Last night on the way home from dinner at Weez’s house, Lane and I got into a conversation about early computer games, like Adventure and Zork. My first introduction to computer games was Hunt the Wumpus, which I carefully typed into my father’s TRS-80 computer back in the late 1970s, and saved onto our state-of-the-art cassette tape drive, but Zork was the first game I really loved. I bought pads of graph paper, and laboriously mapped out all of the various tunnels, paths, and twisty passages. I told Lane about Zork, and how it was like being part of a story—he’s so much like me that I knew that would appeal to him immediately.

I got so caught up in talking to him about it that I missed our exit on the highway. “Uh-oh,” I said. “That was our exit.” His reply? “It is dark. There might be grues.” I laughed so hard we nearly missed the next exit, too.

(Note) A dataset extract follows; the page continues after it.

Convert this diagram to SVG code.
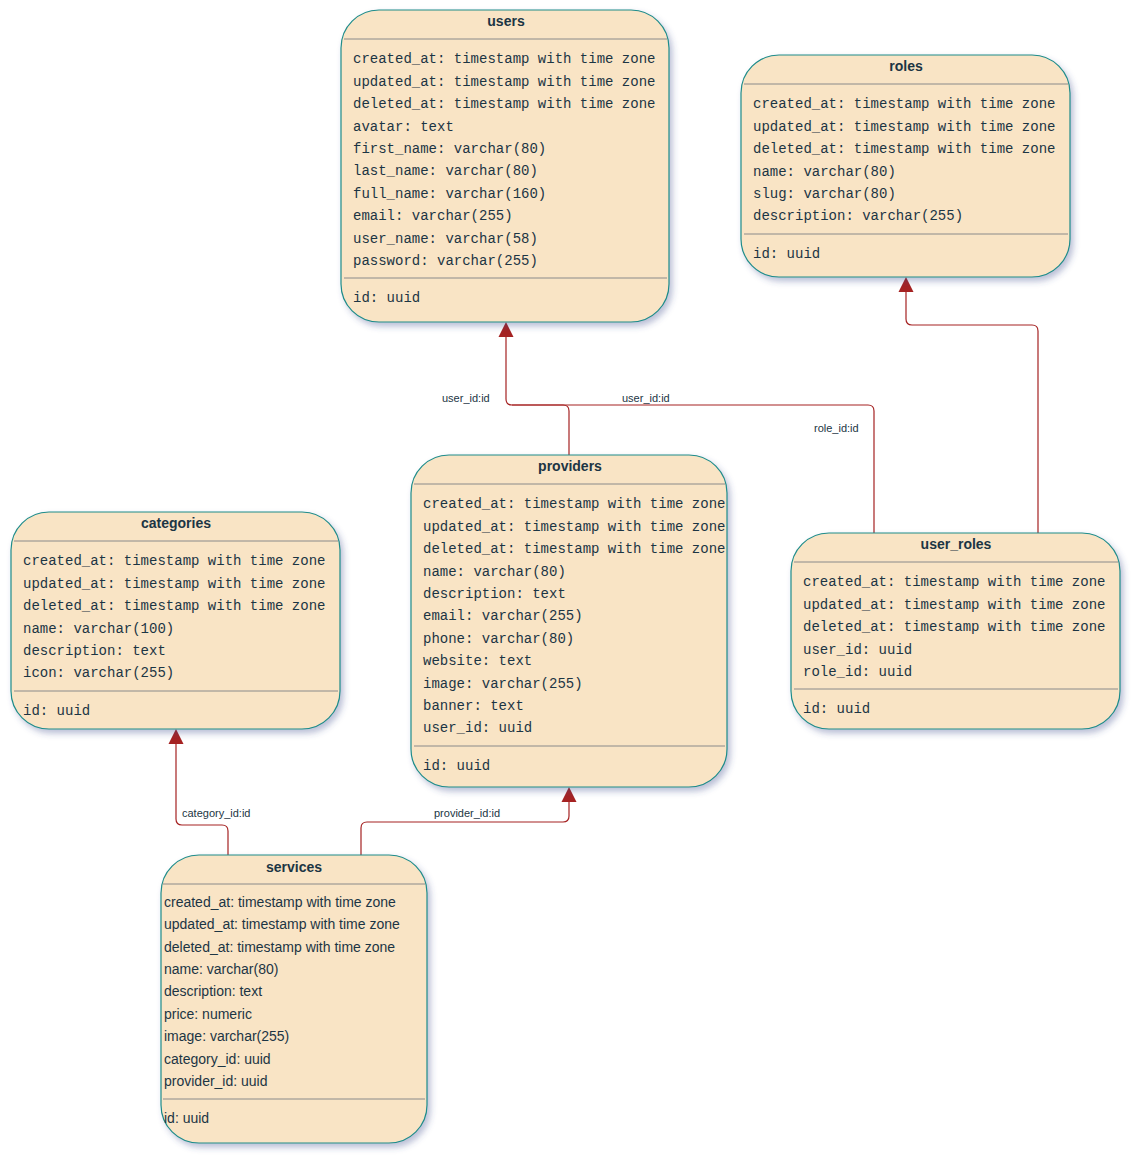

So tonight we set out to try to find a copy of Zork to play on our computers—and we were successful. It’s not OS X native, but it works. And it was truly wonderful to sit on the couch, one child on each side, re-exploring the world I’d spent so much time in twenty years ago. They shrieked with delight in the Loud Room, when each command was repeated back to me as an echo. “Pick up the platinum bar.” “Bar…bar…”

After we’d played for a while, Lane asked whether it would be possible to find a copy of Adventure to play, too. I wasn’t sure that would be as easy to find…after all, “adventure” is a pretty common word. But Google came through for us, and we quickly found Rick Adam’s wonderful site, “A history of ‘Adventure’”, complete with downloadable versions.

It’s a testimony to the power of these text-based games that they held the interest of my media-saturated six and nine-year-old sons for forty-five straight minutes—and would have for much longer if I hadn’t realized it was getting late and sent them off to bed. Tomorrow I’ll install Zork on their Macs, and buy them some graph paper.

I feel like a kid again. :)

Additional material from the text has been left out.